Dans ma vie, j’ai eu droit à un privilège particulier: celui de la santé. À l’exception de quelques os cassés et du retrait de mes amygdales, je n’ai pas eu à passer beaucoup de temps dans les hôpitaux avant ma vie adulte. Même chose avec mon premier garçon; une seule visite de moins de 24h à l'hôpital pour un bronchospasme. Pour ces raisons, je ne connais pas grand-chose au réseau de la santé. Ou plutôt, je ne connaissais pas grand-chose, parce qu’en septembre 2018, lorsque j’ai accouché 12 semaines trop tôt de mon deuxième garçon, j’ai été propulsée dans un monde tout nouveau et impressionnant pour moi. 

Pendant notre orientation, nous avons reçu une brochure nous expliquant les différents termes, les directives et nous présentant le personnel de l'hôpital. Au CHU Sainte-Justine, les différents corps de métier portent des couleurs différentes pour les identifier facilement. C’est dans cette brochure que j’ai découvert un métier que je ne connaissais pas: celui des infirmièr.e.s auxiliaires. Je ne me doutais pas alors à quel point ces personnes allaient avoir un impact qui marquerait le reste de ma vie.

Les premières semaines de vie d’un bébé prématuré sont figées dans le temps. Ces mini bébés sont en incubateur, sous oxygène, souvent sous une épaisse couverture bloquant la lumière, et ils doivent continuer le développement qu’ils n’ont pas eu le temps d'avoir dans le ventre de leur mère. Les unités de soins intensifs néonataux (NICU) sont très tranquilles. Ce sont des petites bulles où chaque famille s’accroche à la vie. On parle beaucoup avec les médecins, les spécialistes, les infirmières praticiennes, les inhalothérapeutes. Chaque bébé est en dyade (en groupe de 2) avec une infirmière. 

Marilou Joron
Crédit:Crédit: Marilou Joron

Puis les jours et les semaines passent, les fils et tuyaux se font moins nombreux. Et un jour, on a la chance de se faire transférer aux soins intermédiaires, cette zone tampon entre la vie d'hôpital et le retour à la maison. Cette longue période où, bizarrement, on doit apprendre à devenir une autre sorte de parent; le parent d’un petit bébé fragile. 

Dans les unités de ces soins intermédiaires, les chambres sont en paquets de 4 avec un.e infirmièr.e et un.e infirmièr.e auxiliaire. Alors que les soins médicaux se font moins nombreux, les soins parentaux sont de plus en plus importants. Et ce sont ces auxiliaires qui nous accompagnent là-dedans. Il avait beau être mon deuxième bébé, c'était mon premier bébé prématuré et tout était nouveau pour moi.
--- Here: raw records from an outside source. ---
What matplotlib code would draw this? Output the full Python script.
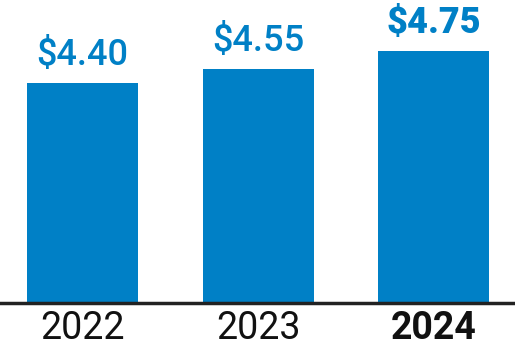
import matplotlib
matplotlib.use("Agg")
import matplotlib.pyplot as plt

years = ["2022", "2023", "2024"]
values = [4.40, 4.55, 4.75]
labels = ["$4.40", "$4.55", "$4.75"]
label_weights = ["medium", "medium", "heavy"]
year_weights = ["normal", "normal", "bold"]

blue = "#0080c6"
plt.rcParams["font.family"] = ["Roboto", "DejaVu Sans"]

fig = plt.figure(figsize=(5.15, 3.46), dpi=100)
ax = fig.add_axes([0, 0.124, 1, 0.876])

x = range(len(years))
ax.bar(x, values, width=0.634, color=blue)
ax.set_ylim(2.014, 5.30)
ax.set_xlim(-0.471, 2.463)

for i, (v, lab, w) in enumerate(zip(values, labels, label_weights)):
    ax.annotate(lab, (i, v), xytext=(0, 13), textcoords="offset points",
                ha="center", va="baseline", fontsize=26, color=blue, fontweight=w)

ax.set_xticks(list(x))
ax.set_xticklabels(years, fontsize=27, color="#111111")
for t, w in zip(ax.get_xticklabels(), year_weights):
    t.set_fontweight(w)
ax.tick_params(axis="x", length=0, pad=5)
ax.set_yticks([])
for s in ["top", "left", "right"]:
    ax.spines[s].set_visible(False)
ax.spines["bottom"].set_linewidth(2.5)
ax.spines["bottom"].set_color("#222222")

fig.savefig("out.png", dpi=100)
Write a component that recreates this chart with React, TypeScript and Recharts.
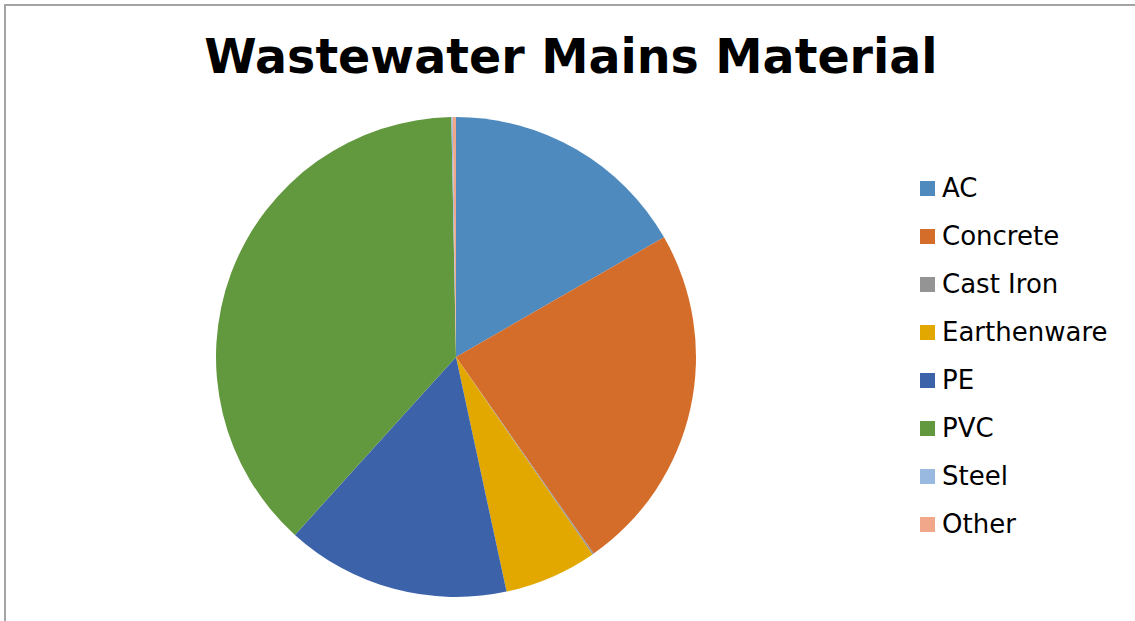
import { PieChart, Pie, Cell, Legend } from 'recharts';

const materials = ['AC', 'Concrete', 'Cast Iron', 'Earthenware', 'PE', 'PVC', 'Steel', 'Other'];
const shares = [16.7, 23.6, 0.1, 6.25, 15.1, 38.0, 0.09, 0.22];
const colors = ['#4f8abe', '#d46c2a', '#949494', '#e2a800', '#3c62aa', '#63993e', '#99b9e0', '#f1a789'];

const data = materials.map((name, i) => ({ name, value: shares[i] }));

const LegendList = () => (
  <div style={{ fontFamily: '"DejaVu Sans", Verdana, sans-serif', fontSize: 26, color: '#000' }}>
    {materials.map((m, i) => (
      <div key={m} style={{ display: 'flex', alignItems: 'center', height: 48 }}>
        <span style={{ width: 15, height: 15, background: colors[i], marginRight: 7, display: 'inline-block', flexShrink: 0 }} />
        <span>{m}</span>
      </div>
    ))}
  </div>
);

const App = () => {
  return (
    <div style={{ position: 'fixed', left: 0, top: 0, width: 1135, height: 621, background: '#fff', overflow: 'hidden' }}>
      <div style={{ position: 'absolute', left: 4, top: 4, width: 1150, height: 640, border: '2px solid #a4a4a4' }} />
      <div style={{
        position: 'absolute', left: 0, top: 29, width: 1142, textAlign: 'center',
        fontFamily: '"DejaVu Sans", Verdana, sans-serif', fontWeight: 'bold', fontSize: 47.5, color: '#000'
      }}>
        Wastewater Mains Material
      </div>
      <div style={{ position: 'absolute', left: 0, top: 0 }}>
        <PieChart width={1135} height={621} margin={{ top: 0, right: 0, bottom: 0, left: 0 }}>
          <Pie
            data={data}
            dataKey="value"
            nameKey="name"
            cx={456}
            cy={357}
            outerRadius={240}
            startAngle={90}
            endAngle={-270}
            stroke="none"
            isAnimationActive={false}
          >
            {data.map((d, i) => (
              <Cell key={d.name} fill={colors[i]} />
            ))}
          </Pie>
          <Legend
            layout="vertical"
            content={<LegendList />}
            wrapperStyle={{ left: 920, top: 164, width: 215 }}
          />
        </PieChart>
      </div>
    </div>
  );
};

export default App;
J’avais si peur de lui faire mal, j’avais si peur de faire quelque chose de pas correct. 

Mais elles (et un il) m’ont accompagnée dans chacun de mes gestes; comment changer le saturomètre et les sondes, comment donner un bain emmailloté, mais aussi comment reprendre son souffle après une période difficile, comment célébrer chaque gramme et chaque millilitre, comment se retrouver en tant que parent, en tant qu’humain.

C’est avec ces infirmièr.es auxiliaires que j’ai eu de longues conversations les soirs où je dormais à l’hôpital pour essayer de mettre en place une relation d’allaitement avec mon bébé. C’est Audrey qui m’a dit de retourner à la maison le soir de ma fête et qu’elle allait bercer un peu plus longtemps mon bébé. C’est Esther qui me laissait dormir après deux boires qui ne fonctionnaient pas et qui m’a convaincue que mon bébé avait besoin de reprendre des forces. C’est Alain qui m’a donné des trucs pour aider bébé à dormir une fois qu’on devait lui enlever ses rouleaux de couvertures. Et c’est Dominique qui m’a tenu la main la fois où mon bébé avait beaucoup de difficulté à respirer et que la chambre s’est remplie très rapidement de beaucoup, beaucoup, de gens. 

Marilou Joron
Crédit:Crédit: Marilou Joron

J’imagine qu’en cette période particulière, où les parents vivent encore plus de stress, ces anges, ces forces de la nature, mais surtout, ces personnes dévouées qui sont là pour nous, les parents, et pour nos bébés, sont encore beaucoup plus importants et doivent être célébrés. 

Marilou Joron
Crédit:Crédit: Marilou Joron

Alors, en cette Journée des infirmières et infirmiers auxiliaires, je vous dis merci; merci mille fois, du fond du coeur. Vous êtes de loin celles et ceux qui m'ont le plus manquée lors de notre retour à la maison.